C’est à travers ce doux rêveur abîmé par le passé qu’on (re)découvre le sixième art, son univers et ses coulisses, son apprentissage et ses leçons, son vocabulaire et ses usages, son rideau et ses planches. De l’orchestre aux cintres en passant par le paradis, tout nous est ici conté, décrit. L’immersion est belle, envoûtante et authentique, sincère et complice. Car tout n’y est pas reluisant mais rien n’est trahi. C’est exalté et exaltant.

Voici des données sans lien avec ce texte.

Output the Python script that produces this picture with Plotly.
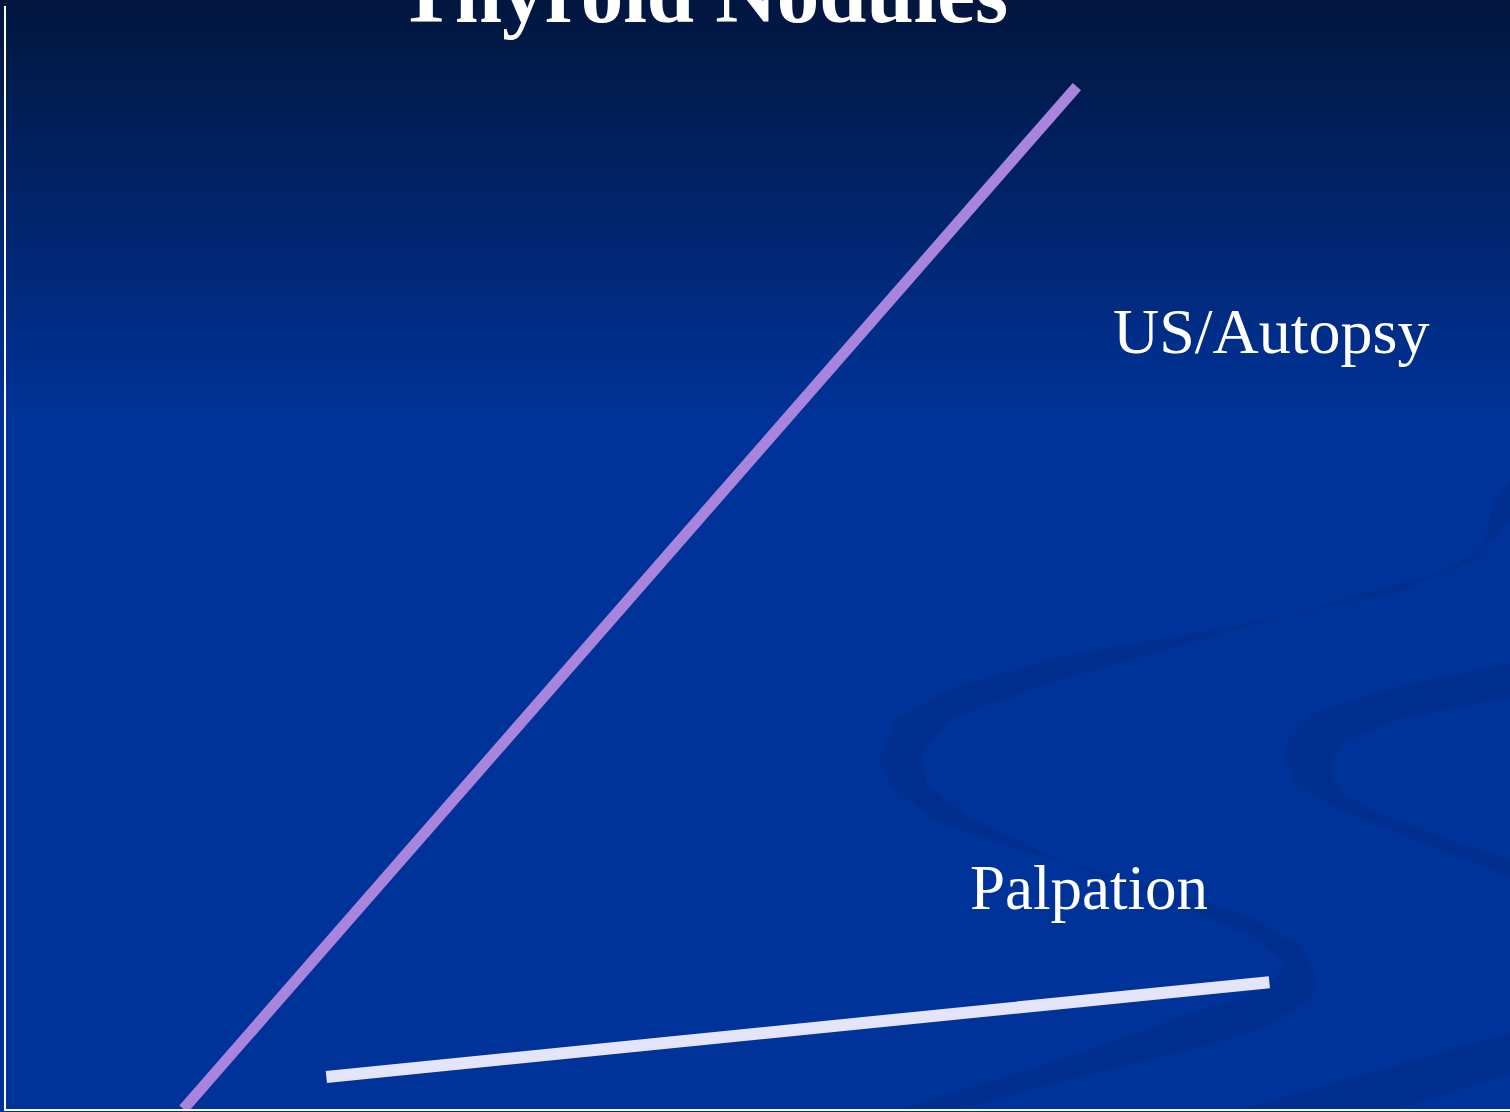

Mais l’histoire ne serait pas si émouvante s’il n’y avait pas Baptiste. Son père. “Elle”. Marvin. Chloé. Colette. Et Marcel André. Autant de personnages qui font honneur au théâtre, rendent hommage à ses étoiles, chantent les louanges de la transmission. Et c’est ainsi qu’on assiste à l’éclosion de Baptiste, à sa métamorphose d’ombre en homme, de figurant en artiste, au gré de ce roman d’apprentissage résolument touchant, dont on sort à regret, dont on se souvient longtemps.

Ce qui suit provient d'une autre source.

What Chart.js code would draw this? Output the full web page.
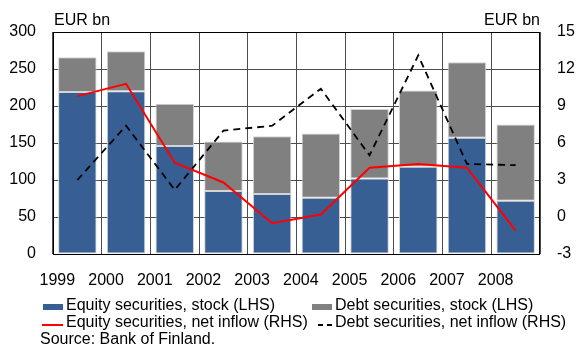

Car au delà de cette intrigue et de son premier rôle, il est une écriture qui ne peut laisser indifférent. Une plume chatoyante et sensible, éloquente et hypnotique, intense et poétique. J’ai noté une multitude de citations, ce qui n’est pas dans mes habitudes, surtout pour un court roman. Il me fallait les partager avec vous comme l’auteur a su les partager avec moi, vous les trouverez donc à la fin de ma chronique. Ce texte est vivant, il respire la vie, la lumière, l’amour et l’affirmation de soi, tant au monde qu’à soi-même.
En bref, je remercie vivement les éditions Fayard pour ce cafouillage postal et Axel Auriant de s’être ainsi essayé à une prose remarquable, m’offrant ainsi une captivante parenthèse littéraire qui m’a permis un instant d’échapper à notre réalité pour mieux intégrer celle de Baptiste.

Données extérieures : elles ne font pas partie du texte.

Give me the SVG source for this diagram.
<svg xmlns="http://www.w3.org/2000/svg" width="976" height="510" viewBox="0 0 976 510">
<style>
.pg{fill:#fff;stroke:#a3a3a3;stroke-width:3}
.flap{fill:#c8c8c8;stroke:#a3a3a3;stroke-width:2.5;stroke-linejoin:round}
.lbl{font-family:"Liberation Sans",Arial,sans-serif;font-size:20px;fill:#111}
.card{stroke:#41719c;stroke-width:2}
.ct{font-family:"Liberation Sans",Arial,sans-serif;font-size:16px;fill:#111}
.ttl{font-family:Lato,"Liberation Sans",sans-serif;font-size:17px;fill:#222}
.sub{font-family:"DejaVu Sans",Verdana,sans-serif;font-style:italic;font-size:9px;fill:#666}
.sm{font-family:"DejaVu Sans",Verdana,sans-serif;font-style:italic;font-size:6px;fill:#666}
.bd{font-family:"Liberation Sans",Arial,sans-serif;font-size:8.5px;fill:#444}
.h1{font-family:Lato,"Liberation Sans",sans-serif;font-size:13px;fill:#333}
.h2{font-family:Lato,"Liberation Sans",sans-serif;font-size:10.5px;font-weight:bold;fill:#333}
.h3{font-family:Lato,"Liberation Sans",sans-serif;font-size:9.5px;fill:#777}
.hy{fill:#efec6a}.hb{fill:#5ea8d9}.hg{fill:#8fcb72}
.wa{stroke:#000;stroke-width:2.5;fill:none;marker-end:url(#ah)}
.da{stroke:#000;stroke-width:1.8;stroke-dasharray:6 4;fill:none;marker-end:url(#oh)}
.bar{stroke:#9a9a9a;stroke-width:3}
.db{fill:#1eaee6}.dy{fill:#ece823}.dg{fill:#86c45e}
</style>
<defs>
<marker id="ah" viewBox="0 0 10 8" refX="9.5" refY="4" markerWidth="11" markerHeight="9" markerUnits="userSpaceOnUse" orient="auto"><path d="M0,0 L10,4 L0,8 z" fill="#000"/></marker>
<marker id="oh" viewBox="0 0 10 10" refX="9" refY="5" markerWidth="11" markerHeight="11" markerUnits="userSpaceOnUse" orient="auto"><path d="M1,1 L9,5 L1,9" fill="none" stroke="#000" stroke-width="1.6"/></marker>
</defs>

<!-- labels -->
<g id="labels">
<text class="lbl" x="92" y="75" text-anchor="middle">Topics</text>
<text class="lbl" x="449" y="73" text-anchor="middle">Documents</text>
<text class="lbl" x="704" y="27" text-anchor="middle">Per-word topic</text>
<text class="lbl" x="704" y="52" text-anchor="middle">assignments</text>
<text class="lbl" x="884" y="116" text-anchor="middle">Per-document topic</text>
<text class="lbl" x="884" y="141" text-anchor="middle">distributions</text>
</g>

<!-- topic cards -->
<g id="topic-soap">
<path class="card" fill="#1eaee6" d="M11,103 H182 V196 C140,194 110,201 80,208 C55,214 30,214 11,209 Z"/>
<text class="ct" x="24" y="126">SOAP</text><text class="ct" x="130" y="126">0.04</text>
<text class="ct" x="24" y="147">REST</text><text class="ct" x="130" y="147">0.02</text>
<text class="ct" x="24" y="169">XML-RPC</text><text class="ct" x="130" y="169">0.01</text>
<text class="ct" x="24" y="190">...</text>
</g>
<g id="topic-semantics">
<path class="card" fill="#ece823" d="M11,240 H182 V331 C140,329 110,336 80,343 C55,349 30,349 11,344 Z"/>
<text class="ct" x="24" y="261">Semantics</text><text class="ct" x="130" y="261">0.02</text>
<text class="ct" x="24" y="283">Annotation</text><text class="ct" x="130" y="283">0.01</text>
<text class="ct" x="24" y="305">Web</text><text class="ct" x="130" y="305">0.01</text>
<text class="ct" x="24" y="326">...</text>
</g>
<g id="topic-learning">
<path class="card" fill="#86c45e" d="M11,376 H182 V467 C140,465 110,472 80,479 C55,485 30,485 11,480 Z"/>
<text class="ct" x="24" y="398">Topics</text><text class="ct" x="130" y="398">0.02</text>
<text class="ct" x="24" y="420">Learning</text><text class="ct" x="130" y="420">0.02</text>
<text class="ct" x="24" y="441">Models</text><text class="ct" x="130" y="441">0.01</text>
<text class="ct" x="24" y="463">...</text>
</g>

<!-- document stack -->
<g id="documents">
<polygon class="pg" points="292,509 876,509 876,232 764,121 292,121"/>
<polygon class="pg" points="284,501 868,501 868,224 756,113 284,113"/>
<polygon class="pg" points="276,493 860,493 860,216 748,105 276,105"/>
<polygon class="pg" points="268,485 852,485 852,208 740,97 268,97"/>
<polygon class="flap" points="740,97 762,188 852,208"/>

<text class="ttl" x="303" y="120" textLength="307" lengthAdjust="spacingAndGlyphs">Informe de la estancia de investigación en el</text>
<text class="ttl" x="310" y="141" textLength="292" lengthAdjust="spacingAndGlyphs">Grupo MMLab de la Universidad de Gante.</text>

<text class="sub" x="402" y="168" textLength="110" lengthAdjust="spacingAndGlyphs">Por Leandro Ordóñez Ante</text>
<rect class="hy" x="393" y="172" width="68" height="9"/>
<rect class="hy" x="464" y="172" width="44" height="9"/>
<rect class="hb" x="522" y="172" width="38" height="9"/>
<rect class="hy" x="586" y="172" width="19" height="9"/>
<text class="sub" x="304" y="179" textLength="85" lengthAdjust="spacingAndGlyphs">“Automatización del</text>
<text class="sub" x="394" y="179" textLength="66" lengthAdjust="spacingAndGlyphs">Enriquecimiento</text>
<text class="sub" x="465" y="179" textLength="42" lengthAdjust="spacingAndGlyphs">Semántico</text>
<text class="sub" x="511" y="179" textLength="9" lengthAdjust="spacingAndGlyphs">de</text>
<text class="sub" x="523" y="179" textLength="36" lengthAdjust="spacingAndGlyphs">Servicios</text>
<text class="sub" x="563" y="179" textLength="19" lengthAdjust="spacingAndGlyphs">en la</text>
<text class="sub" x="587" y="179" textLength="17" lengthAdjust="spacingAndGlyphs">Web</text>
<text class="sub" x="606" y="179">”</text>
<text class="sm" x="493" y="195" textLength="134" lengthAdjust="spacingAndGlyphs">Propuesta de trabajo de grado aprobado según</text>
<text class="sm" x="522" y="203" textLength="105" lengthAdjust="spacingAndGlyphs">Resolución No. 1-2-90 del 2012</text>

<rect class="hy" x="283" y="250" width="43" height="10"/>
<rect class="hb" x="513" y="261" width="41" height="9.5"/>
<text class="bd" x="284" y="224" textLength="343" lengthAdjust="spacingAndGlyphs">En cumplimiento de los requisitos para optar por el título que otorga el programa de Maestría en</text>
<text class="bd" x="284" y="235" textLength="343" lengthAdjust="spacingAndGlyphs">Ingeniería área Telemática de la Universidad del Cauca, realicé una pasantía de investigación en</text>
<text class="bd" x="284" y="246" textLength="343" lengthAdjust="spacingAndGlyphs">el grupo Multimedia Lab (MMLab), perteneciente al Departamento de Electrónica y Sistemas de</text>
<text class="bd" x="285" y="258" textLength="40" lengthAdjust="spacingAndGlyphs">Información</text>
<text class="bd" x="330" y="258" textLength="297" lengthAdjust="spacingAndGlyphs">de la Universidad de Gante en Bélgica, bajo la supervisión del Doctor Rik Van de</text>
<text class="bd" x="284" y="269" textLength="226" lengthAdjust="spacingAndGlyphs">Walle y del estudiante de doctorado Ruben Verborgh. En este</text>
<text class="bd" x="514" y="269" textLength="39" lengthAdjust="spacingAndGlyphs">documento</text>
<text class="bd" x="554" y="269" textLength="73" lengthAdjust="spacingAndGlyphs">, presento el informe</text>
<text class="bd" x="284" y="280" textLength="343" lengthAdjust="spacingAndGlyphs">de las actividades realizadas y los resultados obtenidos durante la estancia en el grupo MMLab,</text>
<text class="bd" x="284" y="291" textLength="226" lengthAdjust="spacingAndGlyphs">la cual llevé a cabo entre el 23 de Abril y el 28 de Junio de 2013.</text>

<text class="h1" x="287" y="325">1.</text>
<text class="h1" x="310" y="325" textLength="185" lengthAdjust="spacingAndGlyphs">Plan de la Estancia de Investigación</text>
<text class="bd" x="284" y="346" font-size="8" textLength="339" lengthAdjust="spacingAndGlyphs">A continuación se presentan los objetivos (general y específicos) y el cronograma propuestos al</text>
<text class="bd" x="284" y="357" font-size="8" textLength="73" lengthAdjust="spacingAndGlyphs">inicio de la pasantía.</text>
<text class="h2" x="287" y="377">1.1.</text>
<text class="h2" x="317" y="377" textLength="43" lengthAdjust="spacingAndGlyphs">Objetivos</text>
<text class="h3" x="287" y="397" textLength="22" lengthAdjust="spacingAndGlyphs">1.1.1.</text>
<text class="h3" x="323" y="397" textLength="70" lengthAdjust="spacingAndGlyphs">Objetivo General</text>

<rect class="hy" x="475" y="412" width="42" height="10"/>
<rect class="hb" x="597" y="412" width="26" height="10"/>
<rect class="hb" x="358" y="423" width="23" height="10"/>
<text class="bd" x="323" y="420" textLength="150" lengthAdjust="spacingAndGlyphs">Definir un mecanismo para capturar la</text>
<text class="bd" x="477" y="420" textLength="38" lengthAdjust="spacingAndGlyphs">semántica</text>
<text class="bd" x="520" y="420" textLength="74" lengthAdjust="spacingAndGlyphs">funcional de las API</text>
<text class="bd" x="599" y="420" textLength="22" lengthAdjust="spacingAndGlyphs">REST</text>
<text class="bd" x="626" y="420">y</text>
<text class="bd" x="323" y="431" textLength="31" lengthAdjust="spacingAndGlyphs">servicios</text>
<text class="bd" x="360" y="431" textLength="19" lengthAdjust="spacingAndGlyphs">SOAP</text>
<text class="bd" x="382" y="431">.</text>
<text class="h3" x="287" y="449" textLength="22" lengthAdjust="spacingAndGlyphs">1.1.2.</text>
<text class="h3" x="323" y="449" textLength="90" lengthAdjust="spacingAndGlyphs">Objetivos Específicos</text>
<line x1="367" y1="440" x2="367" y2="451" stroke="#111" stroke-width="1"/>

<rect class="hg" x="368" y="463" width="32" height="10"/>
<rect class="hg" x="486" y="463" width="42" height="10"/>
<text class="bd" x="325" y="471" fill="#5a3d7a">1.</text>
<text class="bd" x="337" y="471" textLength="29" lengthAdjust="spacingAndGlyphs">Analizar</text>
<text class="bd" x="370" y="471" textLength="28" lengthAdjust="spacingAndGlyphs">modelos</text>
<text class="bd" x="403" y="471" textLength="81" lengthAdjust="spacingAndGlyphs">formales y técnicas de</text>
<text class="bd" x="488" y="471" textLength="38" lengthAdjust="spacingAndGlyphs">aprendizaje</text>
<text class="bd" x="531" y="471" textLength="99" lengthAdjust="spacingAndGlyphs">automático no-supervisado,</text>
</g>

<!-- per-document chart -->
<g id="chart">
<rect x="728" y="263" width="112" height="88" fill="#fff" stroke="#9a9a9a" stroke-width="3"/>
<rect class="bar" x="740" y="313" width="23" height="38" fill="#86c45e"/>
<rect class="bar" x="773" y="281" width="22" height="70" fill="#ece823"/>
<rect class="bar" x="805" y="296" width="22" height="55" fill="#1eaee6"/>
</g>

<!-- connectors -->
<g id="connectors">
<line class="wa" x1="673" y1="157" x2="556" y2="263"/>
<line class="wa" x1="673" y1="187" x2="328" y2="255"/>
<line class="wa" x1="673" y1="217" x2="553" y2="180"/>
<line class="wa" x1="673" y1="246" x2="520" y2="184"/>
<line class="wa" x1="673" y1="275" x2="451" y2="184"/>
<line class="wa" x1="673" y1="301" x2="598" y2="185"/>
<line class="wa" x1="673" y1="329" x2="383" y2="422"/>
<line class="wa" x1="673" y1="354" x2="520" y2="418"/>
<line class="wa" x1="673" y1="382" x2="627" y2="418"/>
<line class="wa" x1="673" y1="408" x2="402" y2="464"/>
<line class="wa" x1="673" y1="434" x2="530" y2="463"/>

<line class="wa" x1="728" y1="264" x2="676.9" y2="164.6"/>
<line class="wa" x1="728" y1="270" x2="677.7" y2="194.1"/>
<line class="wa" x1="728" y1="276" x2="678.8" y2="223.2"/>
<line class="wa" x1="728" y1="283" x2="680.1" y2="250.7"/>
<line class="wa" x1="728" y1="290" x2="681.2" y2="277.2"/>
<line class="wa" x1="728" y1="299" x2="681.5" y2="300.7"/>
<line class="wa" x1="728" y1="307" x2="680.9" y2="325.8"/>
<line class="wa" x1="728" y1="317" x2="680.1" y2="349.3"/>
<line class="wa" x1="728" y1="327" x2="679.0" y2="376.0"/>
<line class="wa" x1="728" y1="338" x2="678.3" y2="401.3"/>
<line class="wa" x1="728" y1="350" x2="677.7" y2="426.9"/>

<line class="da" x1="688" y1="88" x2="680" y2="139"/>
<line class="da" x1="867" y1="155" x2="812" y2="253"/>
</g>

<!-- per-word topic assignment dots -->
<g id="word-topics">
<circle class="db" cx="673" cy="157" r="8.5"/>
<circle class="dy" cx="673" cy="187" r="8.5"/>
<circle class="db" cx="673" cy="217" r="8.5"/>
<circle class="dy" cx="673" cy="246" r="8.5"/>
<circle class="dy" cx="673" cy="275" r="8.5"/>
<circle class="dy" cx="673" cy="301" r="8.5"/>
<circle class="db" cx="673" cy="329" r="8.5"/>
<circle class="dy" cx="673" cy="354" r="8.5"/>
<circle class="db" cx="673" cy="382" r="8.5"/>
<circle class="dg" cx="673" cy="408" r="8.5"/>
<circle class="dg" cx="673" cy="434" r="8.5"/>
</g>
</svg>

“On a tous une bonne raison de faire des mauvais choix.”
“Ce fantasme avait perduré jusqu’en primaire, quand Léo m’avait un jour juré qu’à Londres, eux aussi payaient en livres. Le lendemain, en essayant de payer avec un livre à l’épicerie, j’ai vite compris. Les rêves valent bien plus cher.”
“Je suis heureux. Juste ça, et c’est déjà beaucoup.”
“Je me sens pousser des ailes. J’ai l’impression que tous mes sentiments se décuplent. D’être enfin disponible à moi-même. D’avoir accès à toutes les émotions retenues jusqu’alors.”
“Je réalise que nous sommes tous prisonniers des histoires que nous n’osons jamais raconter. Dans l’obscurité d’une salle, les angoisses de mes nuits sont venues orner le jour.”
“Au cinéma, le montage pourra toujours donner le change. Mais au théâtre, le présent est trop beau pour ne pas être partagé.”
“Voilà exactement comment je me sens. Fatigué de courir à la recherche de moi-même. Vidé par la sensation de ne l’être jamais complètement. Usé de chercher l’amour, sans savoir vraiment quoi chercher. J’ai toujours l’impression d’être au bord d’un précipice, et qu’un instant fugace de bonheur ne serait que le retard d’une crise à venir.”
“Je m’endors, là où le réel n’est qu’un songe en chemin. Après tout, les plus belles questions sont peut-être celles qu’on laisse sans réponse.”
“J’ai du mal à faire confiance. Quand “elle” changeait de visage, je montais les coudes pour protéger le mien. “Elle” me promettait qu’elle ne me frapperait pas. Comme un boxeur amnésique, je baissais la garde, avant d’être surpris par ses mains quelques minutes plus tard. Depuis, je suis persuadé que chaque personne qui m’aime me fera souffrir.”
“D’un petit reste de rien, il ferait des bouts de tout.”
“Faut-il rencontrer la mort de près pour mieux aimer la vie ?”
“Le silence, c’est la pensée en chemin.”
“Deux aimants sèment en s’aimant.”
“- Vous avez raison, il faut croire en ses rêves.
– Non, il faut mettre des coups de pied dans les portes pour les laisser entrer.
Pendant ces heures heureuses se dérobe le temps condamné à l’oubli.”
“Sur scène, j’ose enfin conquérir la liberté de me rencontrer. La passion comme lumière au chaos.”